Automated Maintenance

Autovacuum Configuration

Autovacuum manages both table and index cleanup:




# postgresql.conf


autovacuum = on


autovacuum_naptime = 1min


autovacuum_vacuum_scale_factor = 0.01


autovacuum_vacuum_threshold = 1000


autovacuum_vacuum_cost_limit = 1000


autovacuum_vacuum_cost_delay = 5ms





For write-heavy tables, configure per-table autovacuum:




ALTER TABLE orders SET (


autovacuum_vacuum_scale_factor = 0.005,


autovacuum_vacuum_threshold = 1000,


autovacuum_vacuum_cost_limit = 2000


);





Scheduled REINDEX

For tables with regular bloat patterns, schedule REINDEX:




-- Using pg_cron extension


SELECT cron.schedule('reindex-orders', '0 3 * * 0',


'REINDEX INDEX CONCURRENTLY idx_orders_user_id'


);





Monitoring Index Health




-- Index size trends


SELECT


indexrelid::regclass,


pg_size_pretty(pg_relation_size(indexrelid)) AS current_size,


pg_size_pretty(pg_relation_size(indexrelid) -


pg_indexes_size(indexrelid::regclass::text::regclass)) AS estimated_bloat


FROM pg_stat_user_indexes;




-- Top 10 largest indexes


SELECT


indexrelid::regclass,


pg_size_pretty(sum(pg_relation_size(indexrelid))) AS total_size


FROM pg_stat_user_indexes


GROUP BY indexrelid


ORDER BY sum(pg_relation_size(indexrelid)) DESC


LIMIT 10;




-- Index scan frequency vs bloat


SELECT


indexrelid::regclass,


idx_scan,


idx_tup_read,


idx_tup_fetch,


pg_size_pretty(pg_relation_size(indexrelid))


FROM pg_stat_user_indexes


WHERE idx_scan = 0


ORDER BY pg_relation_size(indexrelid) DESC;





Best Practices


* **Set up bloat monitoring** with thresholds (e.g., alert when avg_leaf_density < 60%).

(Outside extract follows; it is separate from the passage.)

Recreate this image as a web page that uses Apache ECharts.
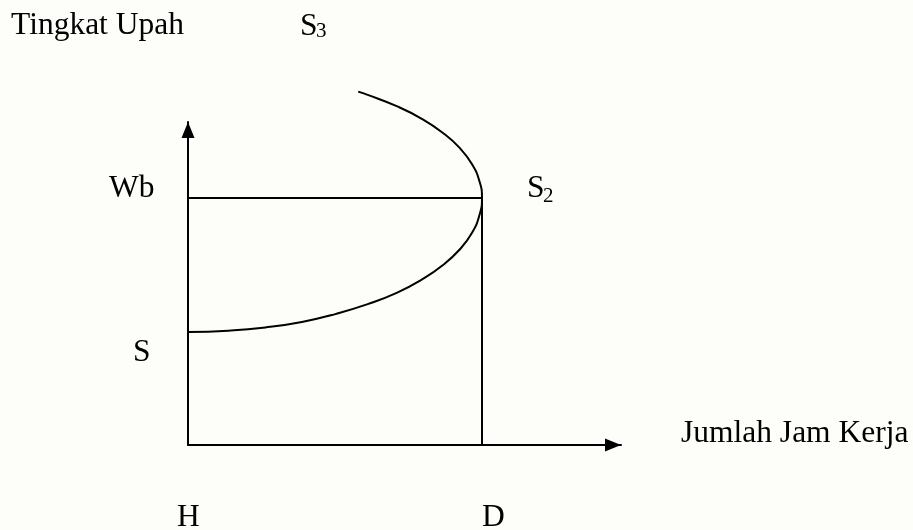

2\. **Use CONCURRENTLY** for all production REINDEX operations. 3\. **Tune fillfactor** per table based on update frequency. 4\. **Schedule index maintenance** during low-traffic periods using pg_cron. 5\. **Drop unused indexes** identified by `pg_stat_user_indexes` with `idx_scan = 0`. 6\. **Consider BRIN indexes** for append-only tables to avoid B-tree bloat entirely.

Index maintenance is not a one-time activity. Build monitoring and automation into your database operations, and check index health as part of your regular performance review cycle.